The 1–8 hop range in this calculator covers the realistic full spectrum. A direct payment is 0 hops with 0 routing fees (set hops to 1 with 0 base fee and 0 ppm to simulate near-direct routing). Eight hops is an upper bound that would occur only in a very fragmented network graph.
Channel liquidity and why fees vary
Not all channels have adequate liquidity in both directions. If Alice wants to pay Bob through Carol, the channel between Alice and Carol must have sufficient outbound liquidity (from Alice’s side) and the channel between Carol and Bob must have sufficient inbound liquidity (from Carol’s side). When liquidity is tight on a particular path, the path-finding algorithm seeks an alternate route, which may have higher fees or more hops.
This liquidity constraint is the primary reason real routing fees sometimes exceed the simple formula. In a well-balanced network with deep liquidity, fees approach the theoretical minimum. During periods of network stress or for unusually large payments, fees can be several times higher as the algorithm exhausts cheap paths and falls back to more expensive routes.
FAQ
Why are Lightning fees so much cheaper than on-chain fees?

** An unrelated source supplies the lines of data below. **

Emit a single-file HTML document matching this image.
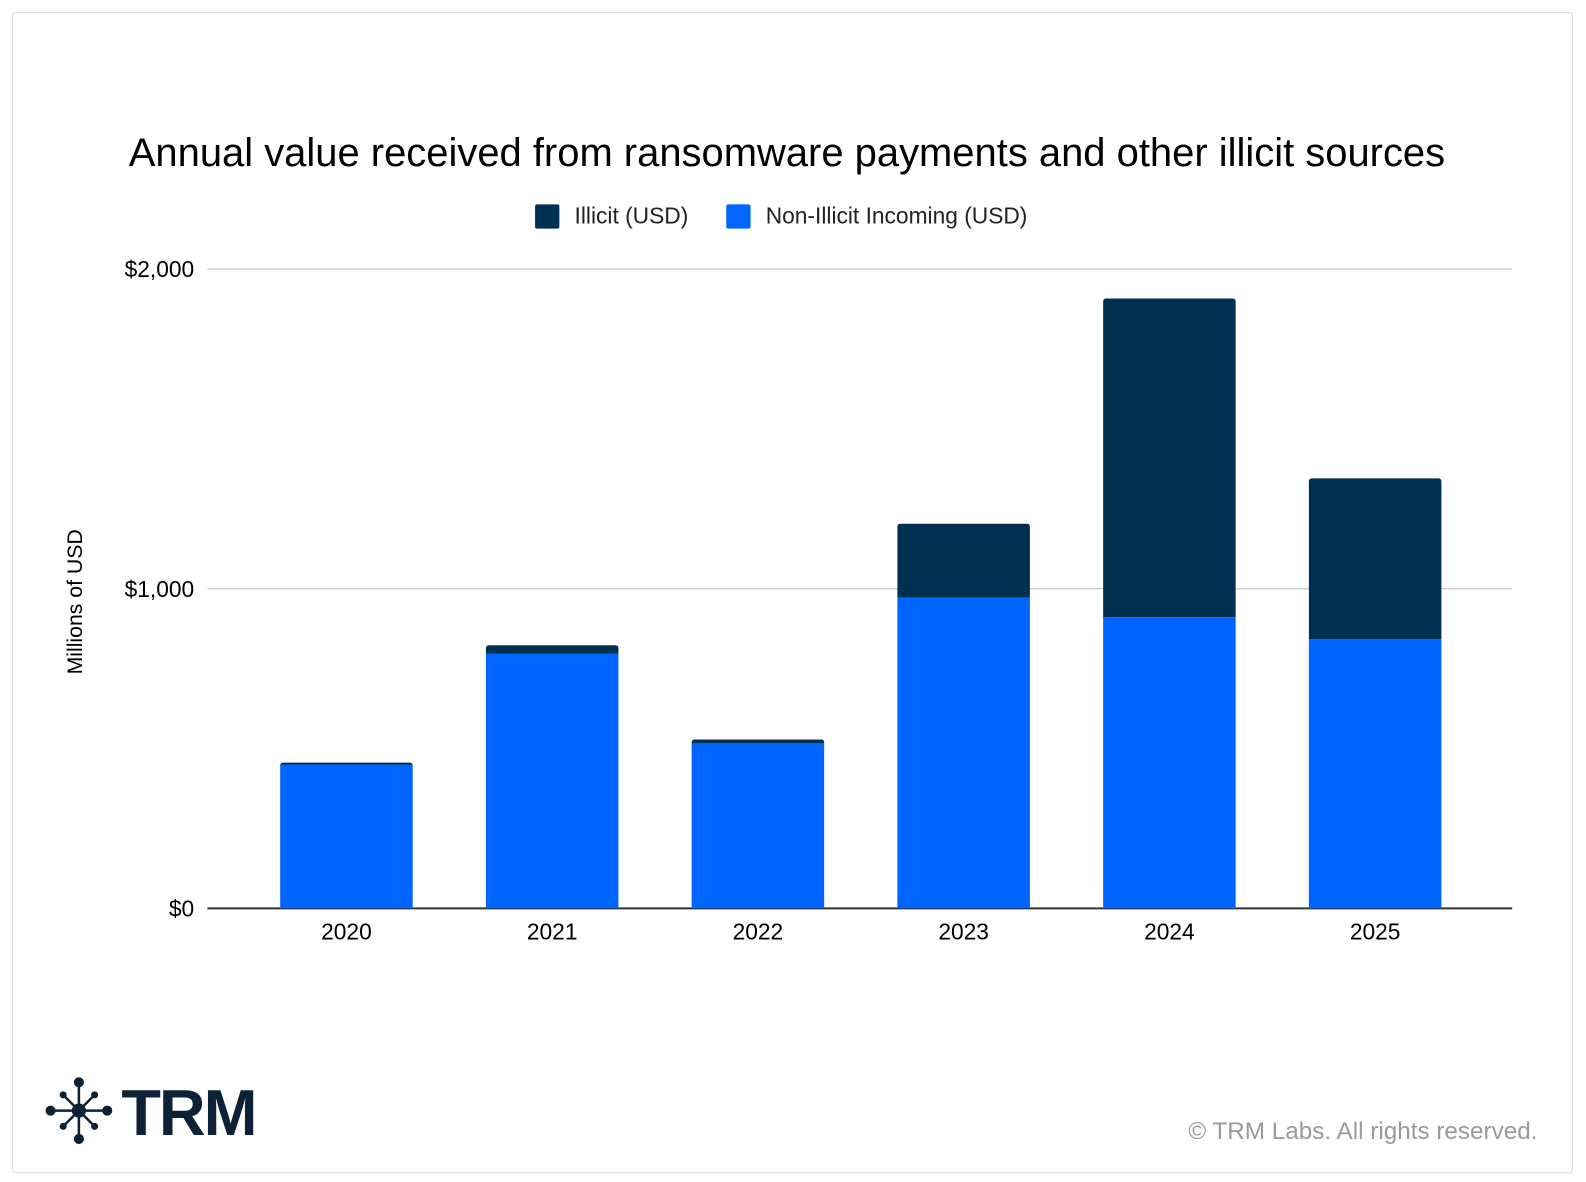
<!DOCTYPE html>
<html><head><meta charset="utf-8"><style>
html,body{margin:0;padding:0;background:#fff;}
body{width:1586px;height:1182px;position:relative;overflow:hidden;font-family:"Liberation Sans",sans-serif;}
</style></head><body>
<svg id="chart" width="1586" height="1182" style="position:absolute;left:0;top:0">
<g transform="scale(1.0115)">
<rect x="12.5" y="12.5" width="1542" height="1147" rx="3" fill="none" stroke="#d8d8d8" stroke-width="1"/>
<text x="778" y="164" text-anchor="middle" font-size="39.5" fill="#000">Annual value received from ransomware payments and other illicit sources</text>
<g>
<rect x="529" y="202" width="24" height="24" rx="2" fill="#00304f"/>
<text x="568" y="221" font-size="22.5" fill="#222">Illicit (USD)</text>
<rect x="718" y="202" width="24" height="24" rx="2" fill="#0064ff"/>
<text x="757" y="221" font-size="22.5" fill="#222">Non-Illicit Incoming (USD)</text>
</g>
<text transform="translate(81,595) rotate(-90)" text-anchor="middle" font-size="21" fill="#000">Millions of USD</text>
<g id="grid"></g><g id="bars"></g><g id="xlabels"></g>
<g id="logo"></g>
<text x="120" y="1122" font-size="64" font-weight="bold" fill="#0d2236" letter-spacing="-2">TRM</text>
<text x="1520" y="1126" text-anchor="end" font-size="24" fill="#9a9a9a">© TRM Labs. All rights reserved.</text>
</g>
</svg>
<script>
const categories=["2020","2021","2022","2023","2024","2025"];
const nonIllicit=[450,797,516,972,911,842];
const illicit=[6,26,12,231,997,503];
const yTicks=[0,1000,2000];
const yTickLabels=["$0","$1,000","$2,000"];
const NS="http://www.w3.org/2000/svg";
const y0=898,y1=266,yMax=2000;
const y=v=>y0-(v/yMax)*(y0-y1);
const bandStart=240.8,bandW=203.4,barW=131;
const xc=i=>bandStart+bandW*(i+0.5);
function mk(tag,attrs,parent){const e=document.createElementNS(NS,tag);for(const k in attrs)e.setAttribute(k,attrs[k]);parent.appendChild(e);return e;}
const grid=document.getElementById('grid');
yTicks.forEach((t,i)=>{
 const l=mk('line',{x1:205,x2:1495,y1:y(t),y2:y(t),stroke:t===0?'#333':'#ccc','stroke-width':t===0?2:1.3},grid);
 
 
 const tx=mk('text',{x:192,y:y(t)+8,'text-anchor':'end','font-size':22.5,fill:'#000'},grid);
 tx.textContent=yTickLabels[i];
 
 
});
const bars=document.getElementById('bars'),xl=document.getElementById('xlabels');
categories.forEach((c,i)=>{
 const x=xc(i)-barW/2;
 const b=mk('rect',{x:x,y:y(nonIllicit[i]),width:barW,height:y(0)-y(nonIllicit[i]),fill:'#0064ff'},bars);
 
 
 const top=nonIllicit[i]+illicit[i];
 const p=mk('path',{d:`M${x},${y(nonIllicit[i])}V${y(top)+3}Q${x},${y(top)} ${x+3},${y(top)}H${x+barW-3}Q${x+barW},${y(top)} ${x+barW},${y(top)+3}V${y(nonIllicit[i])}Z`,fill:'#00304f'},bars);
 
 
 const t=mk('text',{x:xc(i),y:929,'text-anchor':'middle','font-size':22.5,fill:'#000'},xl);
 t.textContent=c;
 
 
});
const logo=document.getElementById('logo');const cx=78,cy=1098;
for(let k=0;k<8;k++){const a=k*Math.PI/4;const r=k%2?22:28;const px=cx+r*Math.cos(a),py=cy+r*Math.sin(a);
 mk('line',{x1:cx,y1:cy,x2:px,y2:py,stroke:'#0d2236','stroke-width':2.5},logo);
 mk('circle',{cx:px,cy:py,r:k%2?3.5:5,fill:'#0d2236'},logo);}
mk('circle',{cx:cx,cy:cy,r:7,fill:'#0d2236'},logo);
</script>
</body></html>
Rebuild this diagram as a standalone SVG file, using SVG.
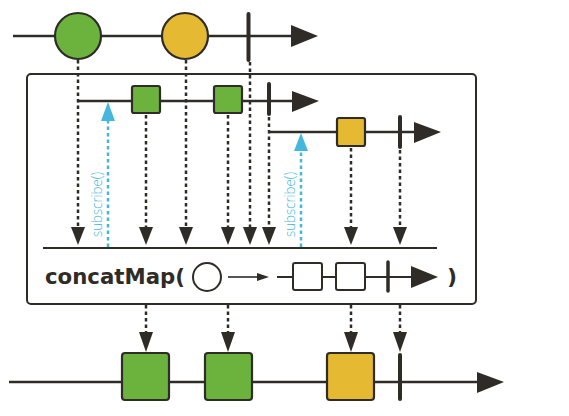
<svg xmlns="http://www.w3.org/2000/svg" width="569" height="416" viewBox="0 0 569 416">
<style>
.line{stroke:#2f2c28;stroke-width:2.5;fill:none}
.bar{stroke:#2f2c28;stroke-width:4;stroke-linecap:round}
.head{fill:#2f2c28}
.dash{stroke:#2f2c28;stroke-width:2.5;stroke-dasharray:3.5 3;fill:none}
.bdash{stroke:#45b7dc;stroke-width:2.5;stroke-dasharray:3.5 3;fill:none}
.bhead{fill:#45b7dc}
.g{fill:#6cb33e;stroke:#2f2c28;stroke-width:2.2}
.y{fill:#e6b932;stroke:#2f2c28;stroke-width:2.2}
.sub{font-family:"Open Sans","Liberation Sans",sans-serif;font-size:14.5px;fill:#45b7dc;font-weight:300}
.op{font-family:"DejaVu Sans","Liberation Sans",sans-serif;font-size:22px;font-weight:bold;fill:#2f2c28}
</style>
<rect width="569" height="416" fill="#ffffff"/>

<g id="source">
<line class="line" x1="13" y1="36" x2="295" y2="36"/>
<polygon class="head" points="291,25 318,36 291,47"/>
<circle id="c1" class="g" cx="78" cy="36" r="23"/>
<circle id="c2" class="y" cx="185" cy="36" r="23"/>
<line class="bar" x1="248.5" y1="14" x2="248.5" y2="60"/>
</g>

<g id="operator">
<rect x="27" y="74" width="449" height="230" rx="4" fill="none" stroke="#2f2c28" stroke-width="2"/>
<line x1="43" y1="248" x2="437" y2="248" stroke="#2f2c28" stroke-width="2"/>
<text class="op" x="45" y="284" textLength="140" lengthAdjust="spacingAndGlyphs">concatMap(</text>
<text class="op" x="447" y="284">)</text>
<circle cx="207" cy="277" r="14" fill="#fff" stroke="#2f2c28" stroke-width="2"/>
<line x1="228" y1="277" x2="260" y2="277" stroke="#555" stroke-width="2"/>
<polygon class="head" points="257,273 269,277 257,281"/>
<line x1="277" y1="277" x2="414" y2="277" stroke="#2f2c28" stroke-width="2"/>
<rect x="293" y="263" width="29" height="27" rx="2" fill="#fff" stroke="#2f2c28" stroke-width="2"/>
<rect x="336" y="263" width="29" height="27" rx="2" fill="#fff" stroke="#2f2c28" stroke-width="2"/>
<line x1="388" y1="262" x2="388" y2="291" stroke="#2f2c28" stroke-width="3.5" stroke-linecap="round"/>
<polygon class="head" points="411,266 438,277 411,288"/>
</g>

<g id="inner1">
<line class="line" x1="77" y1="101" x2="295" y2="101"/>
<polygon class="head" points="292,91 319,101 292,112"/>
<rect class="g" x="132" y="86" width="28" height="27" rx="2"/>
<rect class="g" x="214" y="86" width="28" height="27" rx="2"/>
<line class="bar" x1="269" y1="84" x2="269" y2="114"/>
</g>

<g id="inner2">
<line class="line" x1="269" y1="132" x2="416" y2="132"/>
<polygon class="head" points="414,122 441,132 414,143"/>
<rect class="y" x="337" y="118" width="28" height="28" rx="2"/>
<line class="bar" x1="400" y1="117" x2="400" y2="147"/>
</g>

<g id="result">
<line class="line" x1="9" y1="382" x2="480" y2="382"/>
<polygon class="head" points="477,372 504,382 477,393"/>
<rect class="g" x="122" y="353" width="47" height="47" rx="3"/>
<rect class="g" x="205" y="353" width="47" height="47" rx="3"/>
<rect class="y" x="327" y="353" width="47" height="47" rx="3"/>
<line class="bar" x1="400" y1="355" x2="400" y2="399"/>
</g>

<g id="connectors">
<line class="dash" x1="78" y1="60" x2="78" y2="228"/>
<polygon class="head" points="71,227 85,227 78,245"/>
<line class="dash" x1="186" y1="60" x2="186" y2="228"/>
<polygon class="head" points="179,227 193,227 186,245"/>
<line class="dash" x1="250" y1="62" x2="250" y2="228"/>
<polygon class="head" points="243,227 257,227 250,245"/>
<line class="dash" x1="146" y1="115" x2="146" y2="228"/>
<polygon class="head" points="139,227 153,227 146,245"/>
<line class="dash" x1="228" y1="115" x2="228" y2="228"/>
<polygon class="head" points="221,227 235,227 228,245"/>
<line class="dash" x1="269" y1="117" x2="269" y2="228"/>
<polygon class="head" points="262,227 276,227 269,245"/>
<line class="dash" x1="351" y1="148" x2="351" y2="228"/>
<polygon class="head" points="344,227 358,227 351,245"/>
<line class="dash" x1="400" y1="150" x2="400" y2="228"/>
<polygon class="head" points="393,227 407,227 400,245"/>

<line class="bdash" x1="108" y1="247" x2="108" y2="120"/>
<polygon class="bhead" points="101,121 115,121 108,102"/>
<line class="bdash" x1="301" y1="247" x2="301" y2="150"/>
<polygon class="bhead" points="294,151 308,151 301,133"/>
<text class="sub" transform="translate(102,237) rotate(-90)" textLength="65" lengthAdjust="spacingAndGlyphs">subscribe()</text>
<text class="sub" transform="translate(295,237) rotate(-90)" textLength="65" lengthAdjust="spacingAndGlyphs">subscribe()</text>

<line class="dash" x1="146" y1="305" x2="146" y2="333"/>
<polygon class="head" points="139,332 153,332 146,352"/>
<line class="dash" x1="228" y1="305" x2="228" y2="333"/>
<polygon class="head" points="221,332 235,332 228,352"/>
<line class="dash" x1="351" y1="305" x2="351" y2="333"/>
<polygon class="head" points="344,332 358,332 351,352"/>
<line class="dash" x1="400" y1="305" x2="400" y2="333"/>
<polygon class="head" points="393,332 407,332 400,352"/>
</g>
</svg>
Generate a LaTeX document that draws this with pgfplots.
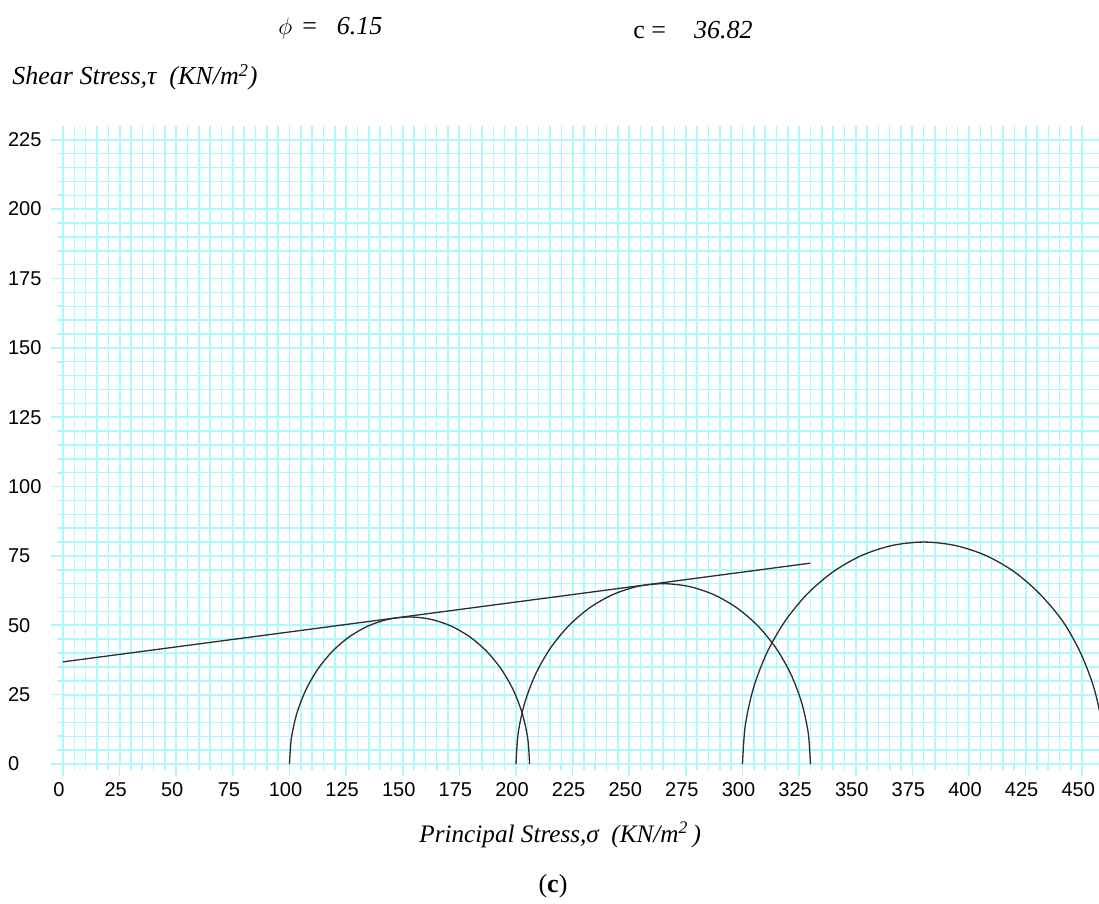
\documentclass[border=0pt]{standalone}
\usepackage{fontspec}
\usepackage{pgfplots}
\pgfplotsset{compat=1.18}
\setmainfont{Liberation Serif}
\newfontfamily\arial{Liberation Sans}
\definecolor{gridc}{RGB}{175,248,252}
\definecolor{curve}{RGB}{45,45,45}
\begin{document}
\begin{tikzpicture}
\useasboundingbox (0,0) rectangle (549.5pt,-452pt);
\begin{axis}[
  at={(31.5pt,-382pt)}, anchor=south west,
  scale only axis, width=518pt, height=318.9pt,
  xmin=0, xmax=457.4, ymin=0, ymax=229.9,
  xtick={0,25,...,450}, ytick={0,25,...,225},
  minor tick num=4,
  grid=both,
  major grid style={draw=gridc, line width=0.9pt},
  minor grid style={draw=gridc, line width=0.75pt},
  axis line style={draw=none},
  xtick pos=bottom, ytick pos=left,
  tick align=outside,
  major tick length=6pt, minor tick length=3pt,
  tick style={draw=gridc, line width=0.8pt},
  /pgf/number format/assume math mode=true,
  typeset ticklabels with strut,
  tick label style={font=\arial\fontsize{10}{12}\selectfont},
  xticklabel style={xshift=-2pt, yshift=1.5pt},
  yticklabel style={anchor=west, xshift=-25pt, yshift=-1pt},
  clip=true,
]
\addplot[curve, line width=0.65pt] coordinates {(0,36.82) (330,72.4)};
\addplot[curve, line width=0.65pt, smooth] coordinates {
(100,0)(100.81,9.20)(103.20,18.13)(107.10,26.5)(112.40,34.07)(118.93,40.60)(126.5,45.90)(134.87,49.80)(143.80,52.19)(153,53)(162.20,52.19)(171.13,49.80)(179.5,45.90)(187.07,40.60)(193.60,34.07)(198.90,26.5)(202.80,18.13)(205.19,9.20)(206,0)};
\addplot[curve, line width=0.65pt, smooth] coordinates {
(200,0)(200.99,11.28)(203.92,22.23)(208.71,32.5)(215.21,41.78)(223.22,49.79)(232.5,56.29)(242.77,61.08)(253.72,64.01)(265,65)(276.28,64.01)(287.23,61.08)(297.5,56.29)(306.78,49.79)(314.79,41.78)(321.29,32.5)(326.08,22.23)(329.01,11.28)(330,0)};
\addplot[curve, line width=0.65pt, smooth] coordinates {
(300,0)(301.22,13.89)(304.82,27.36)(310.72,40)(318.72,51.42)(328.58,61.28)(340,69.28)(352.64,75.18)(366.11,78.78)(380,80)(393.89,78.78)(407.36,75.18)(420,69.28)(431.28,61.28)(441.42,51.42)(449.28,40)(455.18,27.36)(458.78,13.89)(460,0)};
\end{axis}
\fontsize{13}{15}\selectfont
\node[anchor=base west, inner sep=0] at (139pt,-17.5pt) {$\phi$\hspace{5pt}=\hspace{10pt}\textit{6.15}};
\node[anchor=base west, inner sep=0] at (316.5pt,-19.5pt) {c =\hspace{14pt}\textit{36.82}};
\node[anchor=base west, inner sep=0] at (6pt,-42.5pt) {\textit{Shear Stress,τ\ \ (KN/m\textsuperscript{2})}};
\node[anchor=base west, inner sep=0, font=\fontsize{12.6}{15}\selectfont] at (209.5pt,-421pt) {\textit{Principal Stress,σ\ \ (KN/m\textsuperscript{2}\,)}};
\node[anchor=base, inner sep=0] at (276.5pt,-446pt) {(\textbf{c})};
\end{tikzpicture}
\end{document}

On-chain fees compensate miners for permanently storing your transaction in Bitcoin’s blockchain — a resource shared by every Bitcoin user for the life of the network. Lightning fees compensate routing nodes only for the temporary use of their locked capital in payment channels, and the service is provided almost instantaneously. The economics are fundamentally different: on-chain fees are a fee for permanent global data storage; Lightning fees are a fee for momentary capital deployment.
What does ppm mean?
PPM stands for parts per million. It is a unit for expressing very small ratios. 1 ppm = 0.0001% = 0.000001 (as a decimal multiplier). A node charging 100 ppm earns 100 satoshis per million satoshis forwarded, or 0.01% of the payment. Most competitive routing nodes charge between 1 and 500 ppm, with 10–100 ppm being common for well-connected nodes on popular payment corridors.
How does channel liquidity affect routing?
Each payment channel has a fixed total capacity and a split between the local balance (your side) and the remote balance (the other node’s side). A payment can only flow in a direction if there is sufficient balance on the sending side. If Alice’s channel to Bob has 100,000 sats capacity but all of it is on Bob’s side (remote balance), Alice cannot route any payment through that channel toward Bob’s side. Managing channel liquidity — keeping a reasonable split of funds — is the primary operational challenge for Lightning routing nodes.
Can I pay zero routing fees?
Yes, in two scenarios: (1) you have a direct channel with the payee and the payment fits within your outbound balance, or (2) a routing node has set both its base fee and ppm to zero. Some nodes do set zero fees on certain channels to attract flow and collect the proportional fee on higher-volume corridors. In practice, zero-fee routing is available for small, common-direction payments on well-established corridors.
What is a realistic fee for a typical payment?
For a 10,000–100,000 sat payment (roughly $10–$100 at $100k/BTC) across 3 hops at 1 sat base fee and 10 ppm, the total routing fee is typically 3–4 sats — well under one US cent. For larger payments (1,000,000 sats = 0.01 BTC ≈ $1,000), the same policy yields about 33 sats or about $0.033. Lightning fees scale very efficiently with payment size.
Does this tool account for HTLC overhead?
No. In addition to the routing fee, each hop in a Lightning payment involves an HTLC (Hash Time-Locked Contract) which adds a small amount of reserved capital requirement and, in failure cases, an on-chain fallback fee. For successful payments, HTLC overhead is not separately charged — the fee parameters above are the complete cost. This tool models the standard fee policy only and ignores edge cases like payment failures or force-closed channels.